I quit that job after one month. I was about to commit to a 6-month rental contract on a new apartment, but bailed out in the nick of time. I think just like in Japan, all I had to do to gain confidence was prove to myself that I was able to land a well-paying job in Europe. But I didn't want the actual job, so I left and tried another failed startup.

Just after finishing the interview for the hedge fund job, and just before starting it, I had an interview with Google. At the time Google was one of the companies I greatly admired and would have loved to work for. I felt flattered that they would even consider me for a role, but that meant having to go through all their technical interviews. I had five of them in Mountain View, after which I was on the fence, so they gave me three more in London. Needless to say, I did not get hired. I'm sad about that. It would have come at the right time in my life, and I'm arrogant enough to believe that I could have contributed to Google's greatness. But too much caffeine and the shock of actually caring about a job interview enough to be nervous got the better of me, and I did not make the best impression that I could have made.

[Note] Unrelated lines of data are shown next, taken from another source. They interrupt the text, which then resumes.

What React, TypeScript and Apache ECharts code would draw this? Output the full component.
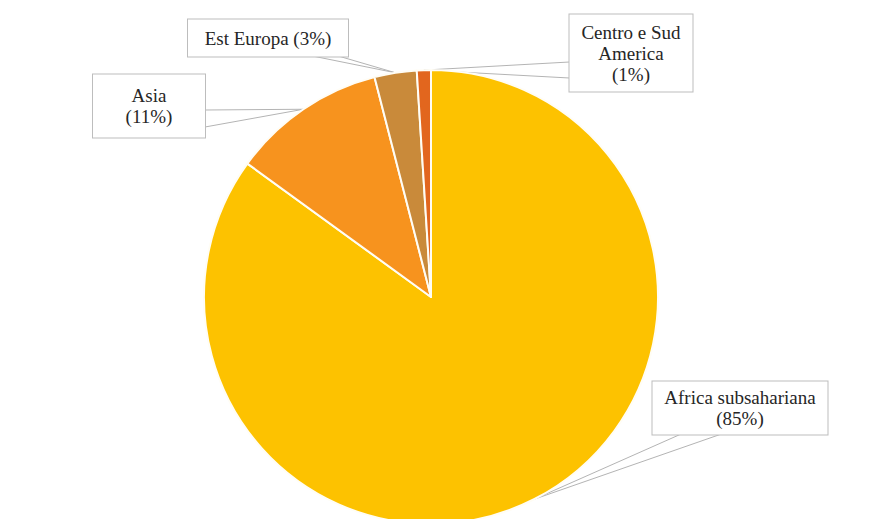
import React, { useEffect, useRef } from "react";
import * as echarts from "echarts";

const categories = ["Africa subsahariana", "Asia", "Est Europa", "Centro e Sud America"];
const values = [85, 11, 3, 1];
const labelPrefixes = ["Africa subsahariana\n", "Asia\n", "Est Europa ", "Centro e Sud\nAmerica\n"];
const colors = ["#FDC200", "#F7931E", "#C98A3A", "#E2661E"];

const CENTER = [431, 297];
const RADIUS = 227;

// label box layout: center x, center y, box width, vertical padding, callout attach offsets
const labelBoxes = [
  { x: 740, y: 408, w: 175, pv: 5.5, attach: [[-60, 26.5], [-20, 26.5]] },
  { x: 149, y: 106, w: 112, pv: 10.5, attach: [[56, 4], [56, 21]] },
  { x: 268, y: 38, w: 160, pv: 8, attach: [[47, 18.5], [72, 18.5]] },
  { x: 631, y: 53, w: 123, pv: 7, attach: [[-61.5, 9], [-61.5, 25]] },
];

function anchorPoint(index: number): number[] {
  const total = values.reduce((a, b) => a + b, 0);
  let before = 0;
  for (let i = 0; i < index; i++) before += values[i];
  const mid = ((before + values[index] / 2) / total) * Math.PI * 2;
  return [CENTER[0] + RADIUS * Math.sin(mid), CENTER[1] - RADIUS * Math.cos(mid)];
}

export default function App() {
  const ref = useRef<HTMLDivElement>(null);
  useEffect(() => {
    if (!ref.current) return;
    const chart = echarts.init(ref.current, null, { renderer: "svg" });
    const data = categories.map((name, i) => ({
      name,
      value: values[i],
      itemStyle: { color: colors[i] },
      label: {
        width: labelBoxes[i].w,
        padding: [labelBoxes[i].pv, 0],
      },
    }));
    chart.setOption({
      animation: false,
      backgroundColor: "#ffffff",
      textStyle: { fontFamily: "Liberation Serif" },
      series: [
        {
          type: "pie",
          center: CENTER,
          radius: RADIUS,
          startAngle: 90,
          clockwise: true,
          data,
          itemStyle: { borderColor: "#fffdf5", borderWidth: 2 },
          label: {
            show: true,
            position: "outside",
            formatter: (p: any) => labelPrefixes[p.dataIndex] + "(" + Math.round(p.percent) + "%)",
            fontFamily: "serif",
            fontSize: 19,
            lineHeight: 21,
            color: "#262626",
            align: "center",
            backgroundColor: "#ffffff",
            borderColor: "#bdbdbd",
            borderWidth: 1,
          },
          labelLine: {
            show: true,
            length: 10,
            length2: 10,
            lineStyle: { color: "#b4b4b4", width: 1 },
          },
          labelLayout: (params: any) => {
            const i = params.dataIndex;
            const b = labelBoxes[i];
            const a = anchorPoint(i);
            const p1 = [b.x + b.attach[0][0], b.y + b.attach[0][1]];
            const p2 = [b.x + b.attach[1][0], b.y + b.attach[1][1]];
            return {
              x: b.x,
              y: b.y,
              align: "center",
              verticalAlign: "middle",
              labelLinePoints: [p1, a, p2],
            };
          },
          emphasis: { disabled: true },
        },
      ],
    });
    return () => chart.dispose();
  }, []);
  return (
    <div
      ref={ref}
      style={{ position: "fixed", left: 0, top: 0, width: 884, height: 519 }}
    />
  );
}
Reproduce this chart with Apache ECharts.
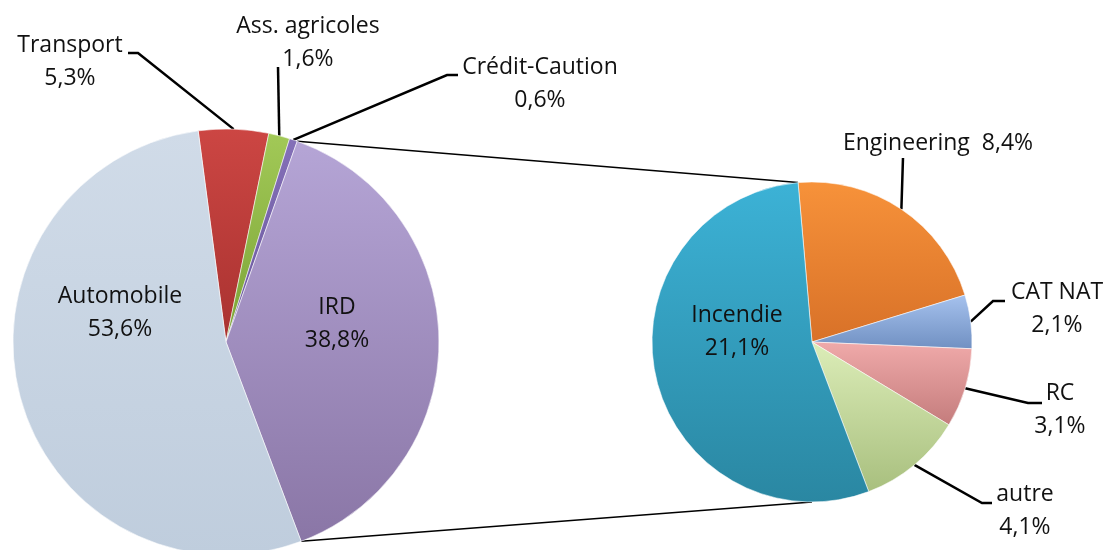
<!DOCTYPE html>
<html>
<head>
<meta charset="utf-8">
<script src="https://cdn.jsdelivr.net/npm/echarts@6/dist/echarts.min.js"></script>
<style>
  html, body { margin: 0; padding: 0; background: #fff; }
  #chart { width: 1107px; height: 550px; }
</style>
</head>
<body>
<div id="chart"></div>
<script>
// main pie (clockwise from the top)
const mainNames = ['Transport', 'Ass. agricoles', 'Crédit-Caution', 'IRD', 'Automobile']
const mainValues = [5.3, 1.6, 0.6, 38.8, 53.6]
// detail of IRD
const irdNames = ['Engineering', 'CAT NAT', 'RC', 'autre', 'Incendie']
const irdValues = [8.4, 2.1, 3.1, 4.1, 21.1]

// [top colour, bottom colour]
const colors = {
  'Transport': ['#cc4643', '#a93230'],
  'Ass. agricoles': ['#a2c957', '#7ba336'],
  'Crédit-Caution': ['#8470b8', '#6a579c'],
  'IRD': ['#b5a5d6', '#8a76a6'],
  'Automobile': ['#d0dbe8', '#bfcddd'],
  'Engineering': ['#f7923a', '#d87128'],
  'CAT NAT': ['#a6c2ee', '#7090c2'],
  'RC': ['#f0aaaa', '#c47c7c'],
  'autre': ['#dcedb8', '#a8bf7e'],
  'Incendie': ['#3cb2d6', '#2a87a2']
}

// label anchors and leader lines (pixels)
const labelSpots = {
  'Transport': { x: 70, y: 62, line: [[138, 53], [128, 53]] },
  'Ass. agricoles': { x: 308, y: 43, line: [[278, 67]] },
  'Crédit-Caution': { x: 540, y: 84, line: [[447, 75], [458, 75]] },
  'IRD': { x: 337, y: 324 },
  'Automobile': { x: 120, y: 313 },
  'Engineering': { x: 938, y: 143, line: [[903, 158]] },
  'CAT NAT': { x: 1057, y: 309, line: [[993, 301], [1005, 301]] },
  'RC': { x: 1060, y: 410, line: [[1028, 403], [1042, 403]] },
  'autre': { x: 1025, y: 511, line: [[982, 503], [992, 503]] },
  'Incendie': { x: 737, y: 332 }
}

const insideNames = ['IRD', 'Automobile', 'Incendie']

const mainCenter = [226, 342]
const mainRadius = 213
const mainStart = 97.5
const irdCenter = [812, 342]
const irdRadius = 160
const irdStart = 95

function fmt(v) {
  return v.toFixed(1).replace('.', ',') + '%'
}

function buildData(names, values) {
  return names.map((n, i) => {
    const inside = insideNames.indexOf(n) >= 0
    return {
      name: n,
      value: values[i],
      itemStyle: {
        color: {
          type: 'linear', x: 0, y: 0, x2: 0, y2: 1,
          colorStops: [
            { offset: 0, color: colors[n][0] },
            { offset: 1, color: colors[n][1] }
          ]
        }
      },
      label: { position: inside ? 'inside' : 'outside' },
      labelLine: { show: !inside }
    }
  })
}

function layoutFor(names) {
  return function(p) {
    const s = labelSpots[names[p.dataIndex]]
    const out = { x: s.x, y: s.y, align: 'center', verticalAlign: 'middle' }
    if (s.line && p.labelLinePoints) {
      out.labelLinePoints = [p.labelLinePoints[0]].concat(s.line)
    }
    return out
  }
}

function pointAt(center, r, deg) {
  // deg: echarts angle, counter-clockwise from 3 o'clock
  const a = deg * Math.PI / 180
  return [center[0] + r * Math.cos(a), center[1] - r * Math.sin(a)]
}

// connector lines from the IRD slice to the secondary pie
const totalMain = mainValues.reduce((a, b) => a + b, 0)
const irdIdx = mainNames.indexOf('IRD')
const beforeIrd = mainValues.slice(0, irdIdx).reduce((a, b) => a + b, 0)
const irdFrom = mainStart - beforeIrd / totalMain * 360
const irdTo = irdFrom - mainValues[irdIdx] / totalMain * 360
const topA = pointAt(mainCenter, mainRadius, irdFrom)
const botA = pointAt(mainCenter, mainRadius, irdTo)
const topB = pointAt(irdCenter, irdRadius, irdStart)
const botB = pointAt(irdCenter, irdRadius, 270)

const labelStyle = {
  fontFamily: 'Open Sans',
  fontSize: 23,
  lineHeight: 33,
  color: '#111',
  align: 'center'
}

const chart = echarts.init(document.getElementById('chart'), null, { renderer: 'canvas' })
chart.setOption({
  backgroundColor: '#fff',
  animation: false,
  graphic: [
    {
      type: 'polyline', z: 0, silent: true,
      shape: { points: [topA, topB] },
      style: { stroke: '#000', lineWidth: 1.5 }
    },
    {
      type: 'polyline', z: 0, silent: true,
      shape: { points: [botA, botB] },
      style: { stroke: '#000', lineWidth: 1.5 }
    }
  ],
  series: [
    {
      type: 'pie',
      center: mainCenter,
      radius: mainRadius,
      startAngle: mainStart,
      clockwise: true,
      avoidLabelOverlap: false,
      z: 3,
      data: buildData(mainNames, mainValues),
      itemStyle: { borderColor: 'rgba(255,255,255,0.55)', borderWidth: 1 },
      label: Object.assign({
        formatter: p => p.name + '\n' + fmt(p.value)
      }, labelStyle),
      labelLine: { lineStyle: { color: '#000', width: 2.5 } },
      labelLayout: layoutFor(mainNames),
      emphasis: { disabled: true }
    },
    {
      type: 'pie',
      center: irdCenter,
      radius: irdRadius,
      startAngle: irdStart,
      clockwise: true,
      avoidLabelOverlap: false,
      z: 3,
      data: buildData(irdNames, irdValues),
      itemStyle: { borderColor: 'rgba(255,255,255,0.55)', borderWidth: 1 },
      label: Object.assign({
        formatter: p => p.name + (p.name === 'Engineering' ? '  ' : '\n') + fmt(p.value)
      }, labelStyle),
      labelLine: { lineStyle: { color: '#000', width: 2.5 } },
      labelLayout: layoutFor(irdNames),
      emphasis: { disabled: true }
    }
  ]
})
</script>
</body>
</html>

Here's a completely different boost of self-confidence though: getting a girlfriend! It's what brought me back to London six months later. I had yet another chance at bootstrapping my life, and this time I chose to skip Java and try out some Python jobs. Having a girlfriend gave me the general feeling of "everything is going great in my life!" that I needed to pass two job interviews. I pretty much had a choice between being head of a small division writing software that was not too technically interesting, versus the pressure of being a cog in a much larger project for high profile clients. I chose the latter and have been working for Potato London ever since. I have no doubt in my mind that this was by far the better of the two options. The mindset of the people at Potato matches my own. It's a genuinely good place to be.

But I have to admit that, when I accepted the Potato London job, one of the founders warned me "You will be working in an environment that can be pretty high-stress at times, and your work will be seen by people all over the world. Are you sure you can handle that"? Naturally I answered with supreme confidence that I could handle it, but inside I really didn't know. It was the first job I had of this level, and I had no idea how things would turn out. In the end though, everything turned out to be way less scary than I thought, and nothing has come my way yet that I can't handle. The experiences that I've had in my life teach me that it's ok to bullshit my way into things because I'll be able to deal with crunch time when (and IF) needed.

And that's the point I'm trying to make. I would not say that I have a lot of experience in life with finding jobs. But I have no choice but to let the experiences that I do have shape my self-confidence. And in my small set of job-seeking experiences, I've always had success. I know I am biased. I know the sample size is small. I know that I was lucky enough to know someone who put me in Google's spotlight. I know that I would've been less confident about the job market if I had chosen a city with less jobs than London. I know that I would've been less likely to consider other countries if I had first tried to emigrate to a country with a strict immigration policy, or if I had visited more countries that I ended up not liking before choosing London. But things happened the way they did, and that's why I am the person that I am.

So, now that I've proved to myself that I can handle high-profile jobs in a tech capital such as London, what do I do next? Applying to Google has changed from the thing that I always wanted in life to the thing I would do just because I can't think of anything better. Note that this way of thinking is preventing me from taking a self-confidence hit because I can't be rejected for a second time.

To be perfectly honest, I don't know what to do next. Whenever I really go for something, I go by a gut feeling. I don't have one. So perhaps I will do what worked for me before: quit my job, go on a cycling trip and keep pedaling until I get a gut feeling. A job is good for earning money but I've seldom obtained clarity in life from one. Don't be afraid of a change in perspective. You may find something you didn't even know you were looking for.